This enables parallel processing of different files without coordination between pods. With parallelism=2, two files are processed simultaneously until all 6 completions are done.
The provided job uses CPU resources. To enable GPU transcription:
- Ensure GPU operators are installed and nodes are labeled
 - Uncomment the GPU limits in 
whisper-gpu.yml: 
limits:
  nvidia.com/gpu: 1- Modify the Whisper command to use GPU acceleration (requires CUDA-compatible setup)
 
┌─────────────────────────────────────────────────────────────┐
│                      Kueue ClusterQueue                     │
│                   (manages resource quotas)                 │
└──────────────────────┬──────────────────────────────────────┘
                       │
                       ▼
┌─────────────────────────────────────────────────────────────┐
│                   Kueue LocalQueue (sai)                    │
│              (namespace-scoped queue)                       │
└──────────────────────┬──────────────────────────────────────┘
                       │
                       ▼
┌─────────────────────────────────────────────────────────────┐
│             Indexed Job (6 completions, 2 parallel)         │
├─────────────────────────────────────────────────────────────┤
│  Pod [0]                              Pod [1]               │
│  ┌────────────────┐                  ┌────────────────┐     │
│  │ Init: Download │ JOB_INDEX=0      │ Init: Download │ ... │
│  │ script+GitHub  │───────────▶file0 │ script+GitHub  │     │
│  └───────┬────────┘                  └───────┬────────┘     │
│          │ /data (emptyDir)                  │              │
│          ▼                                   ▼              │
│  ┌────────────────┐                  ┌────────────────┐     │
│  │ Main: Whisper  │                  │ Main: Whisper  │     │
│  │ transcription  │                  │ transcription  │     │
│  └────────────────┘                  └────────────────┘     │
└─────────────────────────────────────────────────────────────┘
Audio files are sourced from the Rev.com Speech Datasets - earnings22 collection, which contains earnings call recordings in MP3 format.
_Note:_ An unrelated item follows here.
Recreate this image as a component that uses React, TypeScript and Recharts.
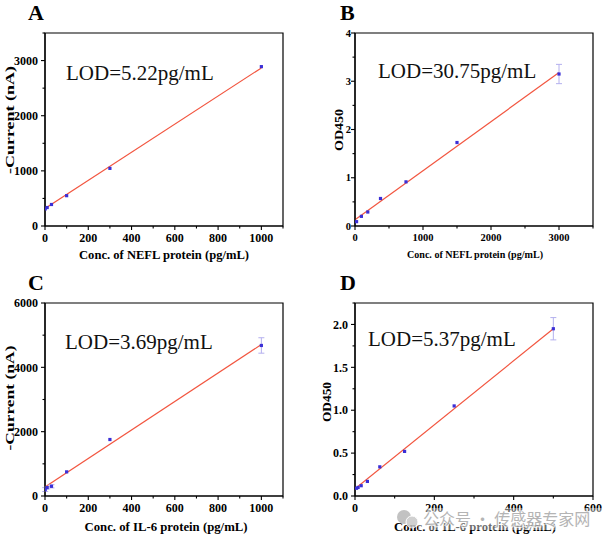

The download script automatically filters for .mp3 files and handles GitHub's pagination to support large directories.
| Issue | Solution | 
|---|---|
| GitHub rate limit errors | Ensure the GitHub token secret is properly configured (Step 4) | 
| Pod failures during download | Check init container logs: oc logs <pod-name> -n sai -c download-audio | 
| GPU not detected | Verify NFD and GPU operators are running: oc get pods -n nvidia-gpu-operator and ensure nodes have GPU labels: oc get nodes --show-labels | grep nvidia | 
| Job stuck in queue | Check Kueue workload admission status: oc describe workload <name> -n sai | 
| Image pull errors | Verify container images are pushed to your registry and image references in manifests are correct | 
| Transcription fails | Check main container logs: oc logs <pod-name> -n sai -c whisper-transcriber | 
| Software | Version | 
|---|---|
| OpenShift | 4.19.16 | 
| Kubernetes | 1.32 | 
| DAS | 0.1.0 | 
| Kueue | |
| NVIDIA GPU Operator | 25.3.4 | 
| Node Feature Discovery Operator | 4.19.0-202510142112 | 
| cert-manager Operator | 1.17.0 | 
| Gateway API Inference extension | v0.5.1 | 
| OpenShift Service Mesh (Required for Istio) | 3.1.3 | 
| Istio | v1.26.3 | 
| llm-d-inference-scheduler | v0.3.2 | 
| vLLM (From ghcr.io/llm-d/llm-d-cuda:v0.3.0) | 0.11.0rc6+precompiled | 
| Guidellm | v0.3.1 |